Driving test
Driving test Yonatan Sindel/Flash90

A Jerusalem labor court on Wednesday issued a temporary injunction against the Ministry of Transportation, halting a plan to privatize the driver testing department and ordering the Ministry and striking union workers to renew negotiations for a compromise. The injunction will remain in force for 90 days.

The court also ordered striking driving testers back to work, ending a nearly two and a half month-long hiatus of driver’s license tests.

In his decision, Judge Eyal Avrahami explained the basis of his injunction, writing that the Transportation Ministry had not followed proper procedure.

“The privatization process was apparently pursued without consultations or talks as required by law, therefore we order a temporary halt.”

Avi Nissenkorn, chairman of the Histadrut (General Labor Federation), praised the ruling.

“I’m happy to announce that the full and immediate return of driving testers to work.

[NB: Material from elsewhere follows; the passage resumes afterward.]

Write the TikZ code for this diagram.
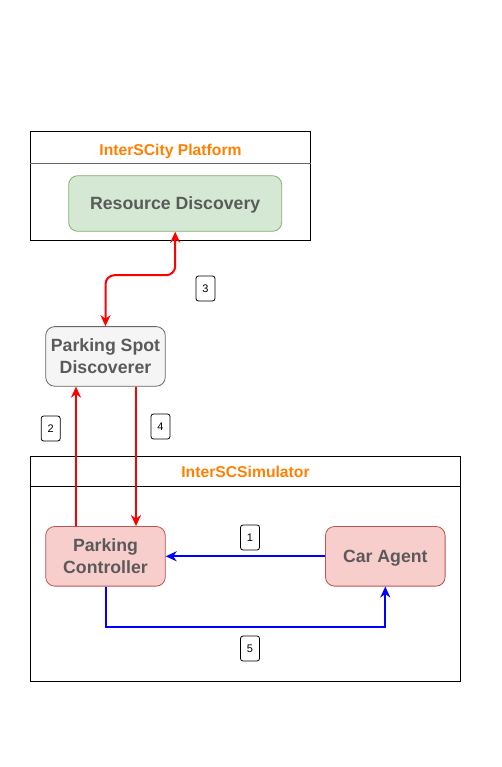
\documentclass[tikz,border=0pt]{standalone}
\usepackage{fontspec}
\setmainfont{Liberation Sans}
\usetikzlibrary{arrows.meta}
\definecolor{txtgray}{HTML}{5A5A5A}
\definecolor{titleorange}{HTML}{FF8000}
\definecolor{greenfill}{HTML}{D5E8D4}
\definecolor{greenline}{HTML}{82B366}
\definecolor{grayfill}{HTML}{F5F5F5}
\definecolor{grayline}{HTML}{666666}
\definecolor{redfill}{HTML}{F8CECC}
\definecolor{redline}{HTML}{B85450}
\tikzset{
  container/.style={draw=black, line width=1pt, minimum width=280pt, minimum height=109pt, inner sep=0pt},
  ctitle/.style={text=titleorange, font=\fontsize{15.7}{18}\selectfont\bfseries, text depth=0pt},
  comp/.style={rounded corners=9pt, line width=0.8pt, minimum width=119.6pt, minimum height=59.6pt, inner sep=0pt, align=center, text=txtgray, text depth=0pt, font=\fontsize{17.7}{22}\selectfont\bfseries},
  numbox/.style={draw=black, line width=0.8pt, rounded corners=2.5pt, minimum width=19pt, minimum height=25pt, inner sep=0pt, font=\fontsize{11}{13}\selectfont},
  redarrow/.style={draw=red, line width=2pt},
  bluearrow/.style={draw=blue, line width=2pt},
  tip/.tip={Stealth[length=11pt, width=10pt, inset=3.5pt]}
}
\begin{document}
\begin{tikzpicture}[x=1pt, y=-1pt]
\useasboundingbox (0,0) rectangle (502,767);
% containers
\node[container, minimum width=280.4pt, minimum height=108.7pt] (plat) at (170.5,185.65) {};
\draw[line width=1pt, draw=grayline] (plat.west |- 0,163.5) coordinate (pl) -- (plat.east |- 0,163.5) coordinate (pr);
\node[ctitle] (plattitle) at (170.5,150) {InterSCity Platform};
\node[container, minimum width=430.4pt, minimum height=224.7pt] (sim) at (245.5,568.65) {};
\draw[line width=1pt] (sim.west |- 0,486) coordinate (sl) -- (sim.east |- 0,486) coordinate (sr);
\node[ctitle] (simtitle) at (245.5,471.5) {InterSCSimulator};
% components
\node[comp, fill=greenfill, draw=greenline, minimum width=213pt, minimum height=55.6pt] (rd) at (175.2,203.5) {Resource Discovery};
\node[comp, fill=grayfill, draw=grayline] (psd) at (105.5,356.4) {Parking Spot\\Discoverer};
\node[comp, fill=redfill, draw=redline] (pc) at (105.5,556.3) {Parking\\Controller};
\node[comp, fill=redfill, draw=redline] (ca) at (385.3,556.3) {Car Agent};
% connectors
\draw[redarrow, {tip}-{tip}, rounded corners=9pt] (psd.north) -- ++(0,-51) -| (rd.south);
\draw[redarrow, -{tip}] ([xshift=-29.5pt]pc.north) -- ([xshift=-29.5pt]psd.south);
\draw[redarrow, -{tip}] ([xshift=30.5pt]psd.south) -- ([xshift=30.5pt]pc.north);
\draw[bluearrow, -{tip}] (ca.west) -- (pc.east);
\draw[bluearrow, -{tip}] (pc.south) -- ++(0,40.5) -| (ca.south);
% labels
\node[numbox] (n1) at (250,537.5) {1};
\node[numbox] (n2) at (50.7,428.5) {2};
\node[numbox] (n3) at (205.5,288.5) {3};
\node[numbox] (n4) at (160.5,426.5) {4};
\node[numbox] (n5) at (250,648.5) {5};
\end{tikzpicture}
\end{document}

We will continue to act responsibly on behalf of the Israeli public and we will work tireless against efforts to turn employees into contracted workers.”

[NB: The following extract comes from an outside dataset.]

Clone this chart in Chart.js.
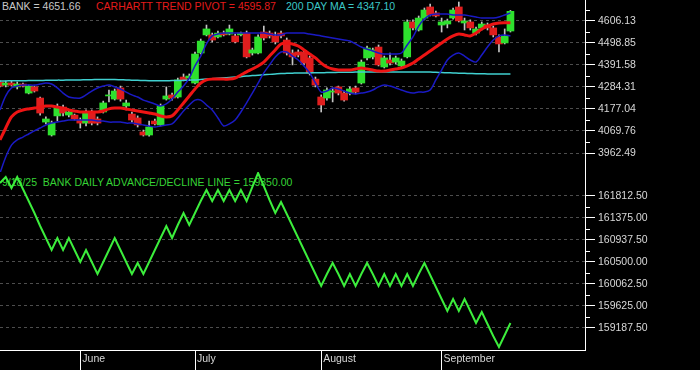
<!DOCTYPE html>
<html>
<head>
<meta charset="utf-8">
<script src="https://cdn.jsdelivr.net/npm/chart.js@4.4.1/dist/chart.umd.min.js"></script>
<style>
  body { margin: 0; background: #000; }
  #wrap { position: relative; width: 700px; height: 370px; background: #000; overflow: hidden; }
  canvas { position: absolute; left: 0; }
  #price { top: 0; }
  #breadth { top: 172px; }
  .lbl { position: absolute; font: 10.5px "Liberation Sans", Arial, sans-serif; line-height: 1; white-space: pre; }
</style>
</head>
<body>
<div id="wrap">
  <!-- labels sit behind the canvases so the lines run over them, as in the original -->
  <div class="lbl" style="left:2px;top:1px;color:#c8c8c8">BANK = 4651.66</div>
  <div class="lbl" style="left:96px;top:1px;color:#e41b1b">CARHARTT TREND PIVOT = 4595.87</div>
  <div class="lbl" style="left:286px;top:1px;color:#3cc8c8">200 DAY MA = 4347.10</div>
  <div class="lbl" style="left:2px;top:177px;color:#36d336">9/18/25  BANK DAILY ADVANCE/DECLINE LINE = 159350.00</div>
  <canvas id="price" width="700" height="172"></canvas>
  <canvas id="breadth" width="700" height="198"></canvas>
</div>
<script>
// trading days shown (May 12 - Sep 18, 2025)
var dates = ['5/12','5/13','5/14','5/15','5/16','5/19','5/20','5/21','5/22','5/23','5/27','5/28','5/29','5/30',
  '6/2','6/3','6/4','6/5','6/6','6/9','6/10','6/11','6/12','6/13','6/16','6/17','6/18','6/20','6/23','6/24','6/25','6/26','6/27','6/30',
  '7/1','7/2','7/3','7/7','7/8','7/9','7/10','7/11','7/14','7/15','7/16','7/17','7/18','7/21','7/22','7/23','7/24','7/25','7/28','7/29','7/30','7/31',
  '8/1','8/4','8/5','8/6','8/7','8/8','8/11','8/12','8/13','8/14','8/15','8/18','8/19','8/20','8/21','8/22','8/25','8/26','8/27','8/28','8/29',
  '9/2','9/3','9/4','9/5','9/8','9/9','9/10','9/11','9/12','9/15','9/16','9/17','9/18'];

// BANK index OHLC
var opens = [4308,4293,4303,4284,4298,4254,4284,4230,4113,4050,4143,4186,4147,4147,4123,4108,4162,4128,4162,4240,
  4225,4279,4191,4152,4133,4065,4050,4118,4099,4225,4245,4235,4332,4327,4303,4449,4537,4537,4527,4546,
  4541,4532,4537,4546,4449,4449,4551,4546,4532,4546,4512,4449,4454,4454,4425,4322,4235,4230,4259,4284,
  4254,4254,4279,4303,4425,4430,4478,4381,4415,4405,4386,4430,4600,4561,4619,4673,4644,4585,4590,4619,
  4673,4595,4600,4546,4571,4585,4571,4527,4498,4556];
var highs = [4313,4313,4313,4308,4303,4293,4288,4235,4138,4118,4201,4196,4172,4152,4133,4172,4172,4138,4215,4269,
  4274,4288,4220,4162,4143,4074,4118,4128,4201,4284,4254,4327,4347,4347,4454,4517,4585,4546,4556,4556,
  4585,4541,4551,4556,4473,4537,4580,4556,4551,4556,4522,4464,4464,4464,4434,4332,4245,4279,4279,4288,
  4264,4284,4288,4415,4483,4473,4488,4434,4449,4434,4420,4610,4610,4629,4668,4687,4653,4619,4614,4668,
  4697,4619,4610,4575,4600,4595,4580,4537,4566,4656];
var lows = [4284,4284,4288,4274,4284,4250,4259,4147,4104,4045,4118,4143,4138,4123,4084,4094,4099,4099,4157,4211,
  4220,4215,4172,4113,4089,4045,4045,4099,4094,4220,4220,4230,4313,4318,4298,4444,4532,4503,4522,4532,
  4537,4498,4532,4425,4439,4444,4512,4522,4493,4522,4439,4391,4430,4391,4342,4284,4162,4220,4211,4245,
  4215,4245,4250,4298,4415,4420,4386,4376,4391,4395,4381,4425,4561,4556,4610,4629,4624,4551,4571,4614,
  4600,4561,4561,4537,4561,4561,4527,4454,4493,4551];
var closes = [4288,4303,4293,4298,4288,4288,4264,4157,4128,4108,4186,4157,4162,4128,4108,4162,4108,4108,4206,4245,
  4264,4225,4206,4123,4099,4050,4089,4104,4191,4240,4230,4318,4318,4337,4444,4507,4566,4512,4546,4537,
  4566,4503,4546,4430,4464,4527,4522,4532,4503,4532,4449,4430,4439,4400,4352,4293,4196,4269,4264,4254,
  4220,4274,4259,4405,4473,4464,4391,4425,4400,4425,4410,4600,4571,4619,4658,4634,4629,4600,4605,4658,
  4605,4605,4571,4566,4590,4571,4537,4493,4532,4651.66];

// overlays
var pivot = [4026,4084,4138,4162,4172,4177,4181,4186,4191,4191,4186,4181,4172,4167,4162,4162,4162,4162,4167,4177,
  4181,4181,4177,4172,4167,4162,4157,4152,4143,4138,4143,4172,4206,4240,4274,4303,4318,4322,4322,4322,
  4322,4327,4342,4357,4371,4386,4405,4434,4464,4493,4498,4493,4483,4464,4444,4425,4400,4381,4371,4366,
  4366,4366,4371,4376,4371,4366,4361,4361,4366,4371,4376,4386,4400,4420,4439,4459,4478,4498,4517,4532,
  4541,4537,4532,4546,4566,4580,4590,4595,4596,4595.87];
var upperBand = [4172,4240,4279,4288,4293,4293,4293,4298,4303,4298,4279,4254,4235,4230,4230,4245,4264,4279,4288,4293,
  4284,4274,4259,4245,4235,4220,4211,4201,4191,4201,4225,4259,4288,4327,4386,4434,4493,4532,4541,4546,
  4546,4546,4546,4546,4546,4546,4546,4541,4537,4537,4546,4546,4546,4546,4541,4537,4532,4527,4522,4517,
  4512,4507,4493,4478,4468,4459,4449,4444,4444,4444,4449,4488,4527,4580,4614,4634,4639,4639,4639,4634,
  4634,4634,4629,4624,4619,4619,4619,4624,4634,4644];
var lowerBand = [3865,3943,4001,4026,4040,4055,4070,4084,4099,4108,4113,4118,4123,4123,4123,4123,4123,4118,4118,4113,
  4113,4113,4108,4108,4104,4099,4094,4089,4094,4099,4104,4133,4167,4196,4220,4220,4196,4172,4133,4094,
  4104,4123,4162,4206,4254,4303,4352,4391,4430,4454,4454,4434,4415,4386,4352,4303,4259,4264,4279,4274,
  4264,4254,4250,4254,4259,4269,4284,4293,4288,4279,4269,4259,4254,4259,4259,4269,4318,4366,4415,4439,
  4449,4434,4415,4405,4439,4478,4512,4532,4537,4532];
var ma200 = [4313,4313,4314,4314,4314,4315,4315,4315,4316,4316,4317,4317,4318,4318,4318,4319,4319,4320,4320,4320,
  4320,4319,4318,4317,4316,4315,4314,4314,4314,4314,4315,4315,4316,4317,4318,4320,4322,4324,4326,4328,
  4330,4332,4334,4337,4339,4341,4343,4345,4347,4349,4350,4351,4352,4352,4352,4353,4353,4354,4354,4355,
  4355,4355,4356,4356,4357,4357,4357,4357,4357,4357,4357,4357,4357,4357,4357,4356,4355,4354,4353,4352,
  4351,4350,4349,4348,4348,4347,4347,4347,4347,4347.10];

// BANK daily advance/decline line
var adLine = [162065,162184,161966,162184,161946,161707,161468,161210,160971,160733,160971,160733,160971,160733,160494,160733,160494,160255,160494,160733,
  160971,160733,160494,160255,160474,160255,160494,160733,160971,161210,160971,161230,161468,161230,161468,161707,161926,161707,161926,161707,
  161926,161707,161926,161707,161986,162264,162005,161727,161468,161687,161449,161210,160971,160733,160494,160255,160017,160255,160474,160255,
  160017,160255,160017,160255,160474,160255,160017,160255,160017,160255,160017,160255,160017,160255,160474,160236,159997,159758,159520,159758,
  159520,159758,159520,159281,159500,159261,159023,158804,159042,159281];

var priceTicks = [4606.13, 4498.85, 4391.58, 4284.31, 4177.04, 4069.76, 3962.49];
var adTicks = [161812.50, 161375.00, 160937.50, 160500.00, 160062.50, 159625.00, 159187.50];
var monthNames = { '6': 'June', '7': 'July', '8': 'August', '9': 'September' };

// empty slots on the right of the last bar
var labels = dates.concat(new Array(13).fill(''));

function monthLabel(i) {
  var d = labels[i], p = labels[i - 1];
  if (!d || !p) return '';
  var m = d.split('/')[0];
  return m !== p.split('/')[0] ? monthNames[m] : '';
}

var GREEN = '#2ee02e', RED = '#e01e1e';
var FONT = { family: 'Liberation Sans', size: 10.5 };

// short ticks half way between the labelled ones (and one above the top label on the price pane)
var minorTicks = {
  id: 'minorTicks',
  afterDraw: function (chart, args, opts) {
    var s = chart.scales.y, ctx = chart.ctx, t = s.ticks;
    var vals = [];
    for (var i = 0; i + 1 < t.length; i++) vals.push((t[i].value + t[i + 1].value) / 2);
    if (opts.above) vals.push(t[0].value + (t[0].value - t[1].value) / 2);
    ctx.save();
    ctx.strokeStyle = '#ffffff';
    ctx.lineWidth = 1;
    vals.forEach(function (v) {
      var y = Math.round(s.getPixelForValue(v)) + 0.5;
      ctx.beginPath();
      ctx.moveTo(s.left, y);
      ctx.lineTo(s.left + 5, y);
      ctx.stroke();
    });
    ctx.restore();
  }
};

function rightAxis(min, max, tickList) {
  return {
    position: 'right',
    min: min,
    max: max,
    afterBuildTicks: function (s) { s.ticks = tickList.map(function (v) { return { value: v }; }); },
    afterFit: function (s) {
      s.width = 115;
      s.paddingTop = 0;
      s.paddingBottom = 0;
    },
    grid: { color: '#4d4d4d', tickColor: '#ffffff', tickLength: 10, lineWidth: 1 },
    border: { display: true, color: '#ffffff', width: 1, dash: [3, 3] },
    ticks: {
      color: '#d8d8d8', padding: 3, font: FONT,
      callback: function (v) { return v.toFixed(2); }
    }
  };
}

var ctx = document.getElementById('price');
var priceChart = new Chart(ctx, {
  type: 'bar',
  data: {
    labels: labels,
    datasets: [
      {
        type: 'line', data: pivot, borderColor: '#ee1414', borderWidth: 3,
        pointRadius: 0, tension: 0.3, order: 1
      },
      {
        type: 'line', data: upperBand, borderColor: '#1a1ac4', borderWidth: 1.5,
        pointRadius: 0, tension: 0.3, order: 2
      },
      {
        type: 'line', data: lowerBand, borderColor: '#1a1ac4', borderWidth: 1.5,
        pointRadius: 0, tension: 0.3, order: 2
      },
      {
        type: 'line', data: ma200, borderColor: '#40d0d0', borderWidth: 1.5,
        pointRadius: 0, tension: 0.3, order: 3
      },
      {
        // candle bodies
        data: opens.map(function (o, i) { return [o, closes[i]]; }),
        backgroundColor: function (c) {
          return closes[c.dataIndex] >= opens[c.dataIndex] ? GREEN : RED;
        },
        barThickness: 7, minBarLength: 1, grouped: false, order: 4
      },
      {
        // wicks
        data: lows.map(function (l, i) { return [l, highs[i]]; }),
        backgroundColor: '#c4c4c4',
        barThickness: 1, grouped: false, order: 5
      }
    ]
  },
  options: {
    responsive: false,
    animation: false,
    events: [],
    layout: { padding: 0 },
    plugins: { legend: { display: false }, tooltip: { enabled: false }, minorTicks: { above: true } },
    scales: {
      x: { type: 'category', offset: false, display: false, grid: { offset: false } },
      y: rightAxis(3870.1, 4706.8, priceTicks)
    }
  },
  plugins: [minorTicks]
});

var ctx = document.getElementById('breadth');
var breadthChart = new Chart(ctx, {
  type: 'line',
  data: {
    labels: labels,
    datasets: [{
      data: adLine, borderColor: '#3cee3c', borderWidth: 2, pointRadius: 0, tension: 0
    }]
  },
  options: {
    responsive: false,
    animation: false,
    events: [],
    layout: { padding: 0 },
    plugins: { legend: { display: false }, tooltip: { enabled: false }, minorTicks: { above: false } },
    scales: {
      x: {
        type: 'category',
        offset: false,
        afterFit: function (s) {
          s.height = 20;
          s.paddingLeft = 0;
          s.paddingRight = 0;
        },
        grid: {
          offset: false, drawOnChartArea: false, drawTicks: true, tickLength: 20,
          tickColor: function (c) { return monthLabel(c.index) ? '#ffffff' : 'rgba(0,0,0,0)'; }
        },
        border: { display: true, color: '#ffffff', width: 1 },
        ticks: {
          autoSkip: false, maxRotation: 0, align: 'start', labelOffset: 2, padding: -17,
          color: '#d8d8d8', font: FONT,
          callback: function (v, i) { return monthLabel(i); }
        }
      },
      y: rightAxis(158744, 162283.8, adTicks)
    }
  },
  plugins: [minorTicks]
});
</script>
</body>
</html>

The Transportation Ministry issued a statement saying it planned to appeal the court’s decision.

On Tuesday the Ministry of Transportation presented a temporary solution to the strike. According to the plan drawn up by Transportation Minister Yisrael Katz (Likud), professional managers from driving schools would serve as driving testers for half a year until the privatization plan takes effect at the beginning of 2017.

By next month, temporary replacements for the striking testers could be ready to step in to fill the gap if needed, say ministry officials.